> _TASK DESCRIPTION_
Reproduce exactly only the lines from the line that holds "Write the Plotly code for this chart." to the line that holds "date_label_bars = [0, 16, 32, 48, 64, 80, 96, 112, 128]", inclusive, in the listing below, and please leave out every picture.

> _MATERIAL PROVIDED_
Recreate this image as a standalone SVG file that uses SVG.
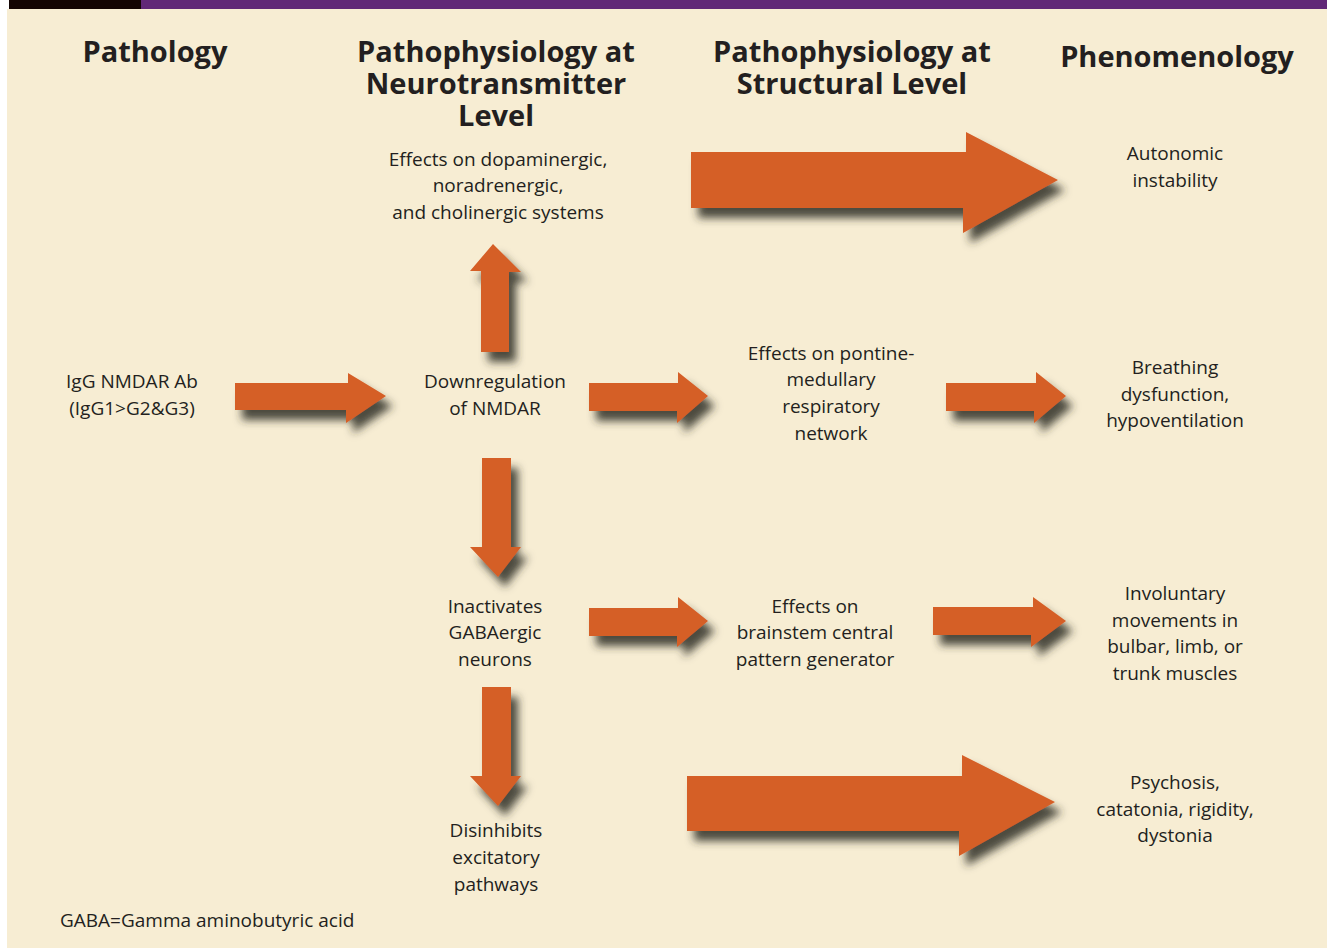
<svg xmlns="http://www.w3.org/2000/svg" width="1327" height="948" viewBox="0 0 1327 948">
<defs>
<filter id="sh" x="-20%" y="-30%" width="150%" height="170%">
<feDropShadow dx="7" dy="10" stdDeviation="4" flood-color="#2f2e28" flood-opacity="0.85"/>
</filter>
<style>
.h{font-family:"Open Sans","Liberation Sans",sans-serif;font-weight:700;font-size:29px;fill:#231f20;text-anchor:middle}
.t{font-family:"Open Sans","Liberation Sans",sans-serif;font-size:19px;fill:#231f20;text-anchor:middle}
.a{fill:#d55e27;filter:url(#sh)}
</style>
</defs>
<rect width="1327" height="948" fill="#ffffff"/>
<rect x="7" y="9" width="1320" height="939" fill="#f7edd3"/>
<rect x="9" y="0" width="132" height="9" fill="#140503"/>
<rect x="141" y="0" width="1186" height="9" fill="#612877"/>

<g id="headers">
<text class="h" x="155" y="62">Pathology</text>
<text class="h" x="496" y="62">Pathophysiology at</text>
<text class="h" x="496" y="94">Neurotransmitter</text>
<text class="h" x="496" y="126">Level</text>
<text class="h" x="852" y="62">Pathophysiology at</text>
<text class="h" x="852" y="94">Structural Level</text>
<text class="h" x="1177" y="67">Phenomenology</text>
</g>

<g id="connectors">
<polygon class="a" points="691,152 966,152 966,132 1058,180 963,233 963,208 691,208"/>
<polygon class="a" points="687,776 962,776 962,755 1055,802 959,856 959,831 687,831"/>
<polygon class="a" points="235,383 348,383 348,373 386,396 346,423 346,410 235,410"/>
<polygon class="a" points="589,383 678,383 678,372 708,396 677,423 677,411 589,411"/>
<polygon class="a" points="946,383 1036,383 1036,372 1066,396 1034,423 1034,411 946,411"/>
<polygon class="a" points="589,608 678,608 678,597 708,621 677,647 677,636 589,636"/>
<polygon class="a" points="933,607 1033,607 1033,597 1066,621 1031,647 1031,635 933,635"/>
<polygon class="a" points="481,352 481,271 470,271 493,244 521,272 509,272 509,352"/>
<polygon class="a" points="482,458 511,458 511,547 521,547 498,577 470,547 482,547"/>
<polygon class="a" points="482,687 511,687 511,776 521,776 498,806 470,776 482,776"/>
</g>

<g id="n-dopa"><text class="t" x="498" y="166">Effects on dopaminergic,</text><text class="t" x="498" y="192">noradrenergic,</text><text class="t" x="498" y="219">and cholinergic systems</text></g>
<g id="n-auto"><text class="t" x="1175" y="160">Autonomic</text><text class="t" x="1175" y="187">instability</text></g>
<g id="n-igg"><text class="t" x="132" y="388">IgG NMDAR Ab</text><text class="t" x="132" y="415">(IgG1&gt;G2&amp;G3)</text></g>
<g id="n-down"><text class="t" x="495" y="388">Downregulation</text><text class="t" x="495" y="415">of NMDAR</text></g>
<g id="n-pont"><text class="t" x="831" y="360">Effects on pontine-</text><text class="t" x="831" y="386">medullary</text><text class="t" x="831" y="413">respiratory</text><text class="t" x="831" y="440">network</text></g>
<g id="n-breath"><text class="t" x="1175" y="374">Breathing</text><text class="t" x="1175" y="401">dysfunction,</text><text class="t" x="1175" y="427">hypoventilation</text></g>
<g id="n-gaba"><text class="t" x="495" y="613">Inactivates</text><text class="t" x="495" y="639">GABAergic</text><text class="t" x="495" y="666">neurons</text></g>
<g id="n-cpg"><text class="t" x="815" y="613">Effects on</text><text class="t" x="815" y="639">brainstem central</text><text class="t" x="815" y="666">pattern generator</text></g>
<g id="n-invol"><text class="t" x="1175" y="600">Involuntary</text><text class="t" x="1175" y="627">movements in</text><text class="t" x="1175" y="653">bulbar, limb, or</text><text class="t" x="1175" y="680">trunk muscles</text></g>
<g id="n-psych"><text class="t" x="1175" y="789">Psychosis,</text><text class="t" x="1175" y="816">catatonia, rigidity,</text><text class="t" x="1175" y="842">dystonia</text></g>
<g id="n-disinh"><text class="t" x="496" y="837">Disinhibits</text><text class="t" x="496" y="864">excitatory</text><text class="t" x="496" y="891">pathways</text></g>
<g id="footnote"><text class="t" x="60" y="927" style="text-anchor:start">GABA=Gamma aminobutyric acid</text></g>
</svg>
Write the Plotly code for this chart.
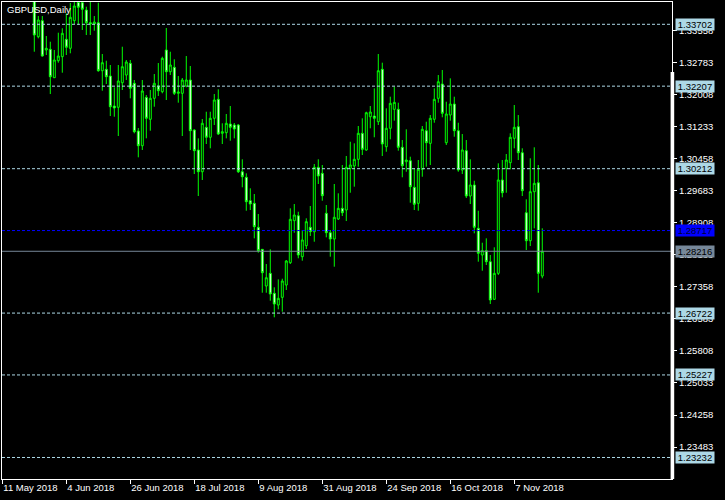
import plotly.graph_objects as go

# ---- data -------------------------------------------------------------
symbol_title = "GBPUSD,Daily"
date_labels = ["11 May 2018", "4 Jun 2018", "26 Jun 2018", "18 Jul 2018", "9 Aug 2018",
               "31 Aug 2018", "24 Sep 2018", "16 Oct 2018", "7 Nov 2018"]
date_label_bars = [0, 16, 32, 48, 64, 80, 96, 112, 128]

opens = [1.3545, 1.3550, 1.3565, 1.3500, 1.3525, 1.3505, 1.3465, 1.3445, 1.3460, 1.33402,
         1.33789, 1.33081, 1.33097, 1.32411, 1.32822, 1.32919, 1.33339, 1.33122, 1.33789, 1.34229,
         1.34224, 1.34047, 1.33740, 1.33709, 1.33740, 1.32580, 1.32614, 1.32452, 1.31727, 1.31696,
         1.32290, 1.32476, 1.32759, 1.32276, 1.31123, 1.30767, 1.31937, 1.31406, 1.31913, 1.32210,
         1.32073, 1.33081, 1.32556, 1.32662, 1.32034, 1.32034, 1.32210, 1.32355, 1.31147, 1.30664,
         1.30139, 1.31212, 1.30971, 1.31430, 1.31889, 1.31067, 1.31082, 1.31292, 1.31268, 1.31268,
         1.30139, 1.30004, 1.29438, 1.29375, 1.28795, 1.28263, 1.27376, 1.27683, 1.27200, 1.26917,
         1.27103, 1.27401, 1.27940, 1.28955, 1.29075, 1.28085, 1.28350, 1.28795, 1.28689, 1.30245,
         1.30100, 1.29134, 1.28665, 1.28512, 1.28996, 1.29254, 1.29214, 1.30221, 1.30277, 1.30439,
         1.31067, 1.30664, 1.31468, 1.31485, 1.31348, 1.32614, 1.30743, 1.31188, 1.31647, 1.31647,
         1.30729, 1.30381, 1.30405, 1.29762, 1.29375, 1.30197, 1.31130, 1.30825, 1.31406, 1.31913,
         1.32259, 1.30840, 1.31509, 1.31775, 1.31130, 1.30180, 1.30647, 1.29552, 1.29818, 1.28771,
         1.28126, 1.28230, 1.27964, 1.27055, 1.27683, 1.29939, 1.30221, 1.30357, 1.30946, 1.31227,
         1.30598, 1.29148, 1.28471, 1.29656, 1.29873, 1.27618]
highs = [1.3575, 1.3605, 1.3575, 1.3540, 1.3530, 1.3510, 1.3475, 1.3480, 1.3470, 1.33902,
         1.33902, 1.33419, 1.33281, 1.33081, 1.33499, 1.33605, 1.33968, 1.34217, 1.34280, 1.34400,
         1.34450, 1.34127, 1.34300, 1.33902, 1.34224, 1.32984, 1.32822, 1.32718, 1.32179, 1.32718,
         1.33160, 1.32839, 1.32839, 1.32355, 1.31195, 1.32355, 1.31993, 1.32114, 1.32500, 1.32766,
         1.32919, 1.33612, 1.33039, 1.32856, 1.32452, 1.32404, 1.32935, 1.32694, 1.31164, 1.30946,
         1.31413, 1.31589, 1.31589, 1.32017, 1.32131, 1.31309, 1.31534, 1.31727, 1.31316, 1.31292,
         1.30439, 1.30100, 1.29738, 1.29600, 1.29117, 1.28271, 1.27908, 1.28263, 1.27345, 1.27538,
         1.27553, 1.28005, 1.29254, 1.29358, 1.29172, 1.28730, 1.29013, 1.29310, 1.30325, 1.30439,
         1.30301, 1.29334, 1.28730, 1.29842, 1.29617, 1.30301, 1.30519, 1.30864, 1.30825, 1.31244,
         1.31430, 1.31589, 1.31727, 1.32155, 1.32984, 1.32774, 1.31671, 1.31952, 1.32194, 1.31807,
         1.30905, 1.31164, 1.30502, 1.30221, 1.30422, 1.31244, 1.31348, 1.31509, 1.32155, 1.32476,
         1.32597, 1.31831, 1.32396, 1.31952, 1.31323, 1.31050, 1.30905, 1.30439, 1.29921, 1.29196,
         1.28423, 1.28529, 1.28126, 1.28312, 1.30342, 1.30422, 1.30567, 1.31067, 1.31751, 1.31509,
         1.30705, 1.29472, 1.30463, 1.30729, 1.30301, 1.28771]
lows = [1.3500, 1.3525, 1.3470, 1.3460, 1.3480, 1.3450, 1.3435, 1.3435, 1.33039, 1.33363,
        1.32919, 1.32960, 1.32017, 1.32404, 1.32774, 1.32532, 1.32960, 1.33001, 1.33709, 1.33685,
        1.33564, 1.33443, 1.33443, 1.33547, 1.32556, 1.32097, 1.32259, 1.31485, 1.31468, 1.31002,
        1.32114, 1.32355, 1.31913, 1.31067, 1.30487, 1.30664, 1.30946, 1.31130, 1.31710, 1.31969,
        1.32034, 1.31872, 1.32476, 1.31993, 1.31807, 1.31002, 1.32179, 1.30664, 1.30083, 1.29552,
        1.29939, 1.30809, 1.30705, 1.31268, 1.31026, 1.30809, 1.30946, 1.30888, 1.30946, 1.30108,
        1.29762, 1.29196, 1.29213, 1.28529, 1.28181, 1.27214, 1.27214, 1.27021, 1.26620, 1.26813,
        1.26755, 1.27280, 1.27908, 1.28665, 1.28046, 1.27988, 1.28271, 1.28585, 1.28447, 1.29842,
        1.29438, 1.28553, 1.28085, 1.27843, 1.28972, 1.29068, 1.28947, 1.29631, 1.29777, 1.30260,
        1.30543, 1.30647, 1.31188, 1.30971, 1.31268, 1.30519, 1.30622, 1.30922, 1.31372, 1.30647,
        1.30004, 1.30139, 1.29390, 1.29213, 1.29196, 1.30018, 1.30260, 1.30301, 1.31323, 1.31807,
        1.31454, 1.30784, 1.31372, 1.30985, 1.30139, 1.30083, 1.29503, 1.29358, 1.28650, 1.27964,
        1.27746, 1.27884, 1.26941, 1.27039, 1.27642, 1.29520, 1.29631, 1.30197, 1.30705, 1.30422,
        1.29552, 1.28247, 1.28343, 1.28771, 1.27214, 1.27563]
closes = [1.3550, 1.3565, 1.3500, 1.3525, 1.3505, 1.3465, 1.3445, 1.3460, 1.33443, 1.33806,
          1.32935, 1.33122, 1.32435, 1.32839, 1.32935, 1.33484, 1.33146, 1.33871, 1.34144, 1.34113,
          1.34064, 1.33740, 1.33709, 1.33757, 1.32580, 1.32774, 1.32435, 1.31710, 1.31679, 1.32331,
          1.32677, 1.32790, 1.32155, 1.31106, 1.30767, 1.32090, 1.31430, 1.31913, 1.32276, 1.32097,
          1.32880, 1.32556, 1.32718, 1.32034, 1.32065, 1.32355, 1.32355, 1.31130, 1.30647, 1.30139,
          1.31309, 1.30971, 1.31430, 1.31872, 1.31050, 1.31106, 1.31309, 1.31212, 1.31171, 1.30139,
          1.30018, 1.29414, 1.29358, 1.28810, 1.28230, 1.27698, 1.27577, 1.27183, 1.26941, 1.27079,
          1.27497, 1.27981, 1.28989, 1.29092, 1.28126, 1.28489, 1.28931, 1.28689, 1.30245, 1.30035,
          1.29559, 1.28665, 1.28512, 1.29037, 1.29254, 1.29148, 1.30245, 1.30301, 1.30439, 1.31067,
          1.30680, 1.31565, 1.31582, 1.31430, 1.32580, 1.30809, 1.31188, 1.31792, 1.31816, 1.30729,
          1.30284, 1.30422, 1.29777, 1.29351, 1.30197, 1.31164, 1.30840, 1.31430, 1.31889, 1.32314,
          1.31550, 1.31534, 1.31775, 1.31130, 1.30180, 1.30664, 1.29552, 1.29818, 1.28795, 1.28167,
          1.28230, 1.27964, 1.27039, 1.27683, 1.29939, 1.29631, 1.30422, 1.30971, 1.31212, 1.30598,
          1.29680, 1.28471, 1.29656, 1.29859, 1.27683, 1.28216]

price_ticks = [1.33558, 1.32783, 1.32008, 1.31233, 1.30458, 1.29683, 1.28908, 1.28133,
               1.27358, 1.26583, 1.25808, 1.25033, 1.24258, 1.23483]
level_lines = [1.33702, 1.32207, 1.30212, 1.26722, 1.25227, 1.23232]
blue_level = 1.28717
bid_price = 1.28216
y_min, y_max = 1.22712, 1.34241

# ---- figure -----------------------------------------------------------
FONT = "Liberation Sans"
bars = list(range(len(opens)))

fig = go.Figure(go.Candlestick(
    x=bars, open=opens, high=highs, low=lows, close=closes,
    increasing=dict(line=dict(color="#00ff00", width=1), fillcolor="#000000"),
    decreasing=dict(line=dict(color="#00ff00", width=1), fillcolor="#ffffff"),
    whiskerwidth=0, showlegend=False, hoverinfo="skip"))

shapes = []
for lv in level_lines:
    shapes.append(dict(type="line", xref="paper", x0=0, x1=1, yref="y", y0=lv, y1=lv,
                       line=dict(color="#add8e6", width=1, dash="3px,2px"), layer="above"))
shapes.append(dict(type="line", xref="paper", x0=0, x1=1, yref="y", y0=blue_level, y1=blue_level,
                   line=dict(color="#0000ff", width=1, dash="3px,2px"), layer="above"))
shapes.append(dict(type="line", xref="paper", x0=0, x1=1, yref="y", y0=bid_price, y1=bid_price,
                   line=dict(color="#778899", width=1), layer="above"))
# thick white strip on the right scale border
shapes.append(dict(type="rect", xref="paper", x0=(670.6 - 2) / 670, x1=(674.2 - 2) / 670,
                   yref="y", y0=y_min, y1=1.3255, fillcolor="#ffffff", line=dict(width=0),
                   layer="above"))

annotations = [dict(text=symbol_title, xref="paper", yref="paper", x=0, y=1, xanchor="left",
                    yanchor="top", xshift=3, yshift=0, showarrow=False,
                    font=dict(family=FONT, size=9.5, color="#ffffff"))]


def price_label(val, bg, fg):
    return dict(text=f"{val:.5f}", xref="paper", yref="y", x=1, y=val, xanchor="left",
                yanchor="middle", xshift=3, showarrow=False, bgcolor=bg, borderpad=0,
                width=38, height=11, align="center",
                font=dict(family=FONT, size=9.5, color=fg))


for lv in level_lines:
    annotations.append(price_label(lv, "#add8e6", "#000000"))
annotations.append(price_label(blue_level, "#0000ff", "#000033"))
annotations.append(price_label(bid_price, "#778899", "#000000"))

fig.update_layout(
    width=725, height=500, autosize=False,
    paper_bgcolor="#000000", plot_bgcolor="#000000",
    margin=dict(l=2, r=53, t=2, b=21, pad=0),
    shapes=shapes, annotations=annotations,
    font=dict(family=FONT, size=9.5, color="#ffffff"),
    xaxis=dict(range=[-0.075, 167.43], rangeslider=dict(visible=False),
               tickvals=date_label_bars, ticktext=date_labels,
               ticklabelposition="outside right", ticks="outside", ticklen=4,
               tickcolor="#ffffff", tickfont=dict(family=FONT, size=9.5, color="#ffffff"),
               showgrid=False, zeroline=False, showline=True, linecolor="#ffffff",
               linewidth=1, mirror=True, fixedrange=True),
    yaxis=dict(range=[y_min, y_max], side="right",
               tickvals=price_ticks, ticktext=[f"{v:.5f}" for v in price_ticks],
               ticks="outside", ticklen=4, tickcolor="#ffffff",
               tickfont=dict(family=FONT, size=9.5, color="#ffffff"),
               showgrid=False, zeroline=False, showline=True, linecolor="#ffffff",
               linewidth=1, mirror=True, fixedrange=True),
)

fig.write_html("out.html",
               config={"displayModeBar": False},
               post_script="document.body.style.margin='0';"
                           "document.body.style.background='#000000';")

> _RESULT OF THIS EXERCISE_
Write the Plotly code for this chart.
import plotly.graph_objects as go

# ---- data -------------------------------------------------------------
symbol_title = "GBPUSD,Daily"
date_labels = ["11 May 2018", "4 Jun 2018", "26 Jun 2018", "18 Jul 2018", "9 Aug 2018",
               "31 Aug 2018", "24 Sep 2018", "16 Oct 2018", "7 Nov 2018"]
date_label_bars = [0, 16, 32, 48, 64, 80, 96, 112, 128]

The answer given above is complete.